I still fancy a drive in a TR5 to try out that 2.5L fuel injected straight-6. I know the TR6 has the same chassis and power train but I just don’t like the slab-sided Karmann styling.
The GT6 was an evolution of the Spitfire design and whilst probably a very good car in it’s day – I was never of a fan of the Spitfire/GT6 styling bit I guess that’s partially explained by me being more of a Healey/MG man at that time and that inter-marque rivalry ran deep. It would be a bit like asking an Arsenal fan to wear a Tottenham shirt!
A total of 670 Turner Sports Cars were built between 1949 and 1966 at Jack Turner’s manufacturing base in Wolverhampton.
From 1954 – Jack’s design philosophy was to create a simple, affordable, entry-level sports car and he achieved this through building a sturdy tubular ladder chassis clothed in steel or fibreglass bodywork. Mechanical and suspension components varied but included Austin A series engines and transmissions as well as Coventry Climax and Ford units. A small number of early cars even featured an engine designed and built by Jack Turner himself.
The lightweight construction of the cars gave Turner a good power to weight ration when compared with more mass produced contemporary sports cars and this delivered quite a number of race and class wins against more established competition.
The cars featured below are Turner M1 and Mk2 models. The Mk1 of which only 40 were made normally featured 948cc Austin engines but I’m guessing that this particular one has the 1,216ccc Coventry Climax FWE engine.

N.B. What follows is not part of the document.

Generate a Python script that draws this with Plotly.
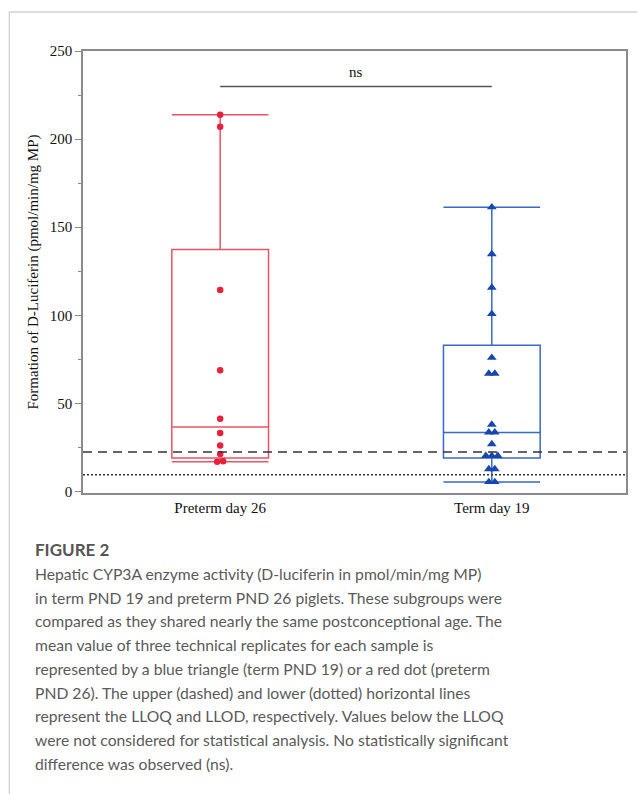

The Mk2 of which 150 were made was an evolution of the Mk1 to provide improved trim, standardise Triumph Herald suspension and a mix of Austin, Coventry Climax and Ford engines. I didn’t see under the bonnet of this particular car but I’m guessing from the capacity that it has a 1,500cc Ford Cortina unit.
TVR – probably the best thing that ever came out of Blackpool!
This was the first time I’ve seen 3000M models race in a historic event. The big turn-out of TVRs on the track might explain why I also saw an S2 Vixen parked near the paddock. It was very similar to the ’72 S3 Vixen I once owned.
With their stump-pulling 4.7 Ford V8 engines – the Griffith’s were as awesome as ever but the 3000M’s looked pretty good too whizzing round the track. I really quite fancy an old TVR again for tinkering about with.
Can someone please get a move on and revive this marque!
Odds & Sods
The title is not mean’t to diminish the cars below – I just didn’t have enough pictures to justify a hole section to each one. They’re an eclectic bunch of road and competition cars – some vigorously raced and others simply cherished but actively driven.
The Art Car Batmobile BMW 3.0L CSL is a particular favourite but I did love seeing the lovely old Bentley proudly ensconced in its dedicated BRDC parking space behind the BRDC stand.